Femme fatale, lieu maudit

Disons seulement que ce genre de polar représente l'équivalent littéraire du jeu d'échecs. Un cadre donné (celui d'une enquête policière), un nombre de combinaisons à la fois vaste et limité, avec des coups balisés à éviter car le lecteur les voit venir à des kilomètres... Or Joseph Macé-Scaron joue une partie remarquable. Il lance beaucoup d'ouvertures - beaucoup d'intrigues - mais toutes finissent par converger sans que rien ne grince. Il s'appuie sur des motifs classiques : femme fatale, lieu maudit (un village abandonné remontant à l'Antiquité), visite de la région. Mais il invente aussi beaucoup (le modus operandi des criminels, d'une glaçante originalité) et ne traite jamais ses personnages en pions - de la bibliothécaire médium au guide hanté par la mort de sa fille, tous ont leur petit supplément d'âme. Et il joue avec assez de style pour nous maintenir sur les nerfs jusqu'au mat final. (Alexis Brocas)

La reine jaune

La reine jaune, Joseph MacéScaron, Les Presses de la Cité, 320pages, 21 euros.

Le livre à relire

Des souris et des hommes de John Steinbeck

Plutôt que des romans, John Steinbeck écrivait des paraboles : des textes universels nourris de Bible et d'un socialisme plus soucieux de souffrances contemporaines que de lendemains qui chantent. Cela - plus sa science de journaliste de terrain et son style capable de parler toutes les langues, garants de son réalisme - lui a valu l'éternité. Le fantôme rebelle du Tom Joad des Raisins de la colère n'en finit pas de hanter la culture
américaine. Et deux braves journaliers persistent à rêver d'un paradis plein de lapins et sans patron au gré des rééditions de Des souris et des hommes.

Ainsi cette traduction récente reparue dans une version bilingue qui permet de juger de sa qualité : pour traduire l'anglais bousculé du prolétariat des ranchs d'autrefois, si bien saisi par Steinbeck, la romancière Agnès Desarthe a opté pour la limpidité.
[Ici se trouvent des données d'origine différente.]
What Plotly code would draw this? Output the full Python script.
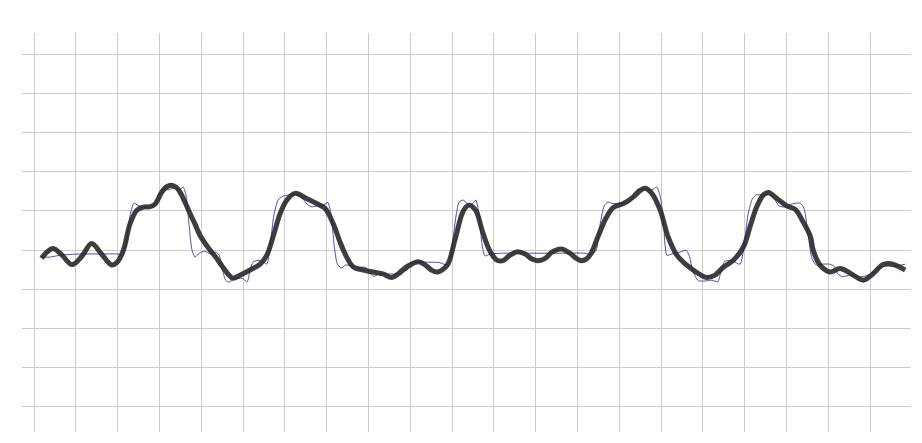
import plotly.graph_objects as go

# Smoothed (low-pass) signal - thick dark line
smooth_x = [0.18, 0.31, 0.46, 0.67, 0.91, 1.15, 1.38, 1.60, 1.86, 1.99, 2.14, 2.30, 2.46, 2.62, 2.78,
            2.90, 3.06, 3.16, 3.29, 3.40, 3.49, 3.61, 3.73, 3.85, 3.97, 4.21, 4.35, 4.50, 4.64, 4.76,
            4.93, 5.17, 5.41, 5.57, 5.73, 5.89, 6.05, 6.24, 6.52, 6.76, 6.96, 7.16, 7.32, 7.48, 7.64,
            7.88, 8.11, 8.35, 8.56, 8.71, 8.83, 9.00, 9.19, 9.35, 9.51, 9.64, 9.76, 9.90, 10.07, 10.23,
            10.31, 10.41, 10.50, 10.59, 10.72, 10.86, 10.98, 11.08, 11.22, 11.39, 11.56, 11.75, 11.91,
            12.06, 12.23, 12.39, 12.61, 12.82, 12.97, 13.09, 13.21, 13.33, 13.49, 13.70, 13.86, 14.10,
            14.34, 14.50, 14.62, 14.78, 14.98, 15.17, 15.38, 15.61, 15.84, 16.09, 16.29, 16.49, 16.73,
            16.97, 17.13, 17.29, 17.45, 17.57, 17.77, 18.01, 18.21, 18.40, 18.57, 18.64, 18.76, 18.84,
            19.04, 19.28, 19.45, 19.60, 19.84, 20.00, 20.16, 20.29, 20.44, 20.57, 20.72, 20.84]
smooth_y = [-0.21, -0.05, 0.04, -0.13, -0.37, -0.15, 0.17, -0.08, -0.38, -0.31, 0.00, 0.68, 1.02, 1.10, 1.11,
            1.18, 1.49, 1.61, 1.66, 1.61, 1.49, 1.23, 0.94, 0.67, 0.38, 0.00, -0.18, -0.41, -0.61, -0.72,
            -0.64, -0.51, -0.36, -0.13, 0.38, 0.94, 1.28, 1.45, 1.32, 1.19, 1.07, 0.67, 0.21, -0.18, -0.43,
            -0.51, -0.56, -0.61, -0.70, -0.61, -0.51, -0.38, -0.30, -0.37, -0.51, -0.56, -0.51, -0.36, 0.26, 0.90,
            1.07, 1.15, 1.10, 0.97, 0.51, 0.08, -0.15, -0.26, -0.27, -0.13, -0.04, -0.10, -0.23,
            -0.27, -0.21, -0.05, 0.03, -0.08, -0.21, -0.27, -0.23, -0.08, 0.34, 0.85, 1.09, 1.19,
            1.36, 1.52, 1.58, 1.45, 1.02, 0.34, -0.13, -0.38, -0.56, -0.70, -0.64, -0.44, -0.26,
            0.08, 0.60, 1.11, 1.41, 1.47, 1.32, 1.13, 1.04, 0.72, 0.36, 0.00, -0.31, -0.43,
            -0.56, -0.47, -0.54, -0.64, -0.77, -0.67, -0.51, -0.38, -0.34, -0.37, -0.44, -0.51]

# Original (band-limited step) signal - thin line
raw_x = [0.19, 0.38, 0.62, 1.10, 1.58, 2.01, 2.11, 2.20, 2.30, 2.39, 2.49, 2.66, 2.82, 2.90, 2.97,
         3.06, 3.21, 3.35, 3.49, 3.57, 3.64, 3.71, 3.78, 3.85, 3.95, 4.09, 4.23, 4.35, 4.43, 4.50,
         4.57, 4.64, 4.81, 4.98, 5.10, 5.17, 5.24, 5.36, 5.50, 5.57, 5.65, 5.74, 5.84, 5.96, 6.10,
         6.24, 6.39, 6.51, 6.63, 6.79, 6.94, 7.03, 7.11, 7.18, 7.25, 7.34, 7.46, 7.61, 7.75, 7.92,
         8.04, 8.11, 8.28, 8.52, 8.68, 8.76, 8.88, 9.04, 9.23, 9.47, 9.71, 9.86, 9.95, 10.02, 10.10,
         10.17, 10.26, 10.36, 10.43, 10.50, 10.57, 10.65, 10.72, 10.79, 10.91, 11.15, 11.63, 12.58,
         13.18, 13.35, 13.45, 13.54, 13.64, 13.73, 13.85, 14.02, 14.19, 14.28, 14.35, 14.45, 14.62,
         14.78, 14.90, 15.00, 15.07, 15.14, 15.26, 15.46, 15.60, 15.67, 15.77, 15.89, 16.05, 16.22,
         16.36, 16.44, 16.53, 16.72, 16.89, 16.99, 17.08, 17.18, 17.27, 17.44, 17.61, 17.73, 17.82,
         17.99, 18.13, 18.33, 18.42, 18.52, 18.61, 18.71, 18.85, 19.04, 19.14, 19.23, 19.35, 19.52,
         19.67, 19.81, 19.95, 20.10, 20.19, 20.36, 20.60, 20.84]
raw_y = [-0.18, -0.18, -0.13, -0.10, -0.10, -0.10, -0.13, 0.13, 0.90, 1.20, 1.14, 1.10, 1.11, 1.20, 1.41,
         1.56, 1.54, 1.59, 1.55, 1.61, 1.38, 0.64, 0.00, -0.18, -0.08, -0.03, -0.10, -0.05, -0.13, -0.46,
         -0.74, -0.82, -0.73, -0.72, -0.81, -0.51, -0.31, -0.26, -0.31, -0.36, 0.13, 0.90, 1.28, 1.38, 1.41,
         1.43, 1.38, 1.20, 1.11, 1.13, 1.16, 1.22, 0.90, 0.13, -0.33, -0.46, -0.38, -0.41, -0.44, -0.44,
         -0.56, -0.67, -0.61, -0.61, -0.61, -0.49, -0.38, -0.32, -0.31, -0.31, -0.32, -0.38, -0.31, 0.26, 0.90,
         1.23, 1.28, 1.20, 1.14, 1.20, 1.28, 0.90, 0.13, -0.15, -0.10, -0.08, -0.08, -0.08,
         -0.08, -0.12, 0.00, 0.64, 1.13, 1.23, 1.19, 1.20, 1.19, 1.25, 1.46, 1.56, 1.54,
         1.54, 1.61, 1.28, 0.51, -0.13, -0.10, -0.05, 0.00, -0.13, -0.56, -0.78, -0.79, -0.77,
         -0.81, -0.51, -0.28, -0.28, -0.36, 0.13, 0.90, 1.30, 1.41, 1.41, 1.41, 1.28, 1.13,
         1.10, 1.18, 1.20, 1.07, 0.38, -0.21, -0.38, -0.36, -0.36, -0.41, -0.61, -0.68, -0.64,
         -0.67, -0.68, -0.64, -0.56, -0.44, -0.41, -0.41, -0.36]

fig = go.Figure()
fig.add_trace(go.Scatter(
    x=raw_x, y=raw_y, mode="lines",
    line=dict(color="rgba(60,60,170,0.9)", width=1, shape="spline", smoothing=0.6),
    hoverinfo="skip", showlegend=False))
fig.add_trace(go.Scatter(
    x=smooth_x, y=smooth_y, mode="lines",
    line=dict(color="rgba(40,40,40,0.9)", width=5, shape="spline", smoothing=1.0),
    hoverinfo="skip", showlegend=False))

fig.update_layout(
    width=922, height=443,
    margin=dict(l=14, r=19, t=25, b=19),
    paper_bgcolor="white", plot_bgcolor="white",
    showlegend=False,
)
fig.update_xaxes(range=[-0.287, 20.98], dtick=1, tick0=0, showgrid=True,
                 gridcolor="#cccccc", gridwidth=1, zeroline=False,
                 showticklabels=False, showline=False, ticks="")
fig.update_yaxes(range=[-4.65, 5.55], dtick=1, tick0=0, showgrid=True,
                 gridcolor="#cccccc", gridwidth=1, zeroline=False,
                 showticklabels=False, showline=False, ticks="")

fig.write_html("out.html")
C'est ainsi que « Ain't nobody goin' to suppose no hurt to George », aux négations intraduisibles, devient « J'laisserai personne imaginer qu'George est blessé ». Et c'est ainsi que l'on replonge dans un classique que l'on connaît par cœur, l'équivalent pour adultes du Petit Chaperon rouge, comme dans une eau neuve. Reprenons la parabole. George et Lennie cheminent vers le ranch Carlson, où un boulot les attend.

George est un petit malin, Lennie une armoire à glace dotée d'un cerveau handicapé et d'un cœur tendre... Lennie aime les souris mais ne peut les caresser sans les tuer. Lennie aime George, qui veille sur lui mais leur attire toujours des ennuis. Pas sa faute si les souris sont fragiles, si les robes rouges sont fascinantes et si les filles dedans prennent peur. Et pas sa faute non plus si, au ranch Carlson, le fils du patron, odieux petit coq, cherche la bagarre avec les employés, tandis que sa jeune épouse s'amuse à les provoquer. Elle a aussi de jolis cheveux, très doux à caresser, c'est pourquoi tout finira mal. Pas de miracle chez Steinbeck, sinon dans l'écriture, capable de faire confluer rêves d'avenir, preuves d'amitié et assassinat dans une scène finale. Sa restitution par Desarthe est un tour de force d'autant plus admirable qu'il se fait oublier. (Alexis Brocas)

Des souris et des hommes

Des souris et des hommes, John Steinbeck, traduit de l'anglais (États-Unis) par Agnès Desarthe, Folio bilingue, 304 pages, 9,90 euros.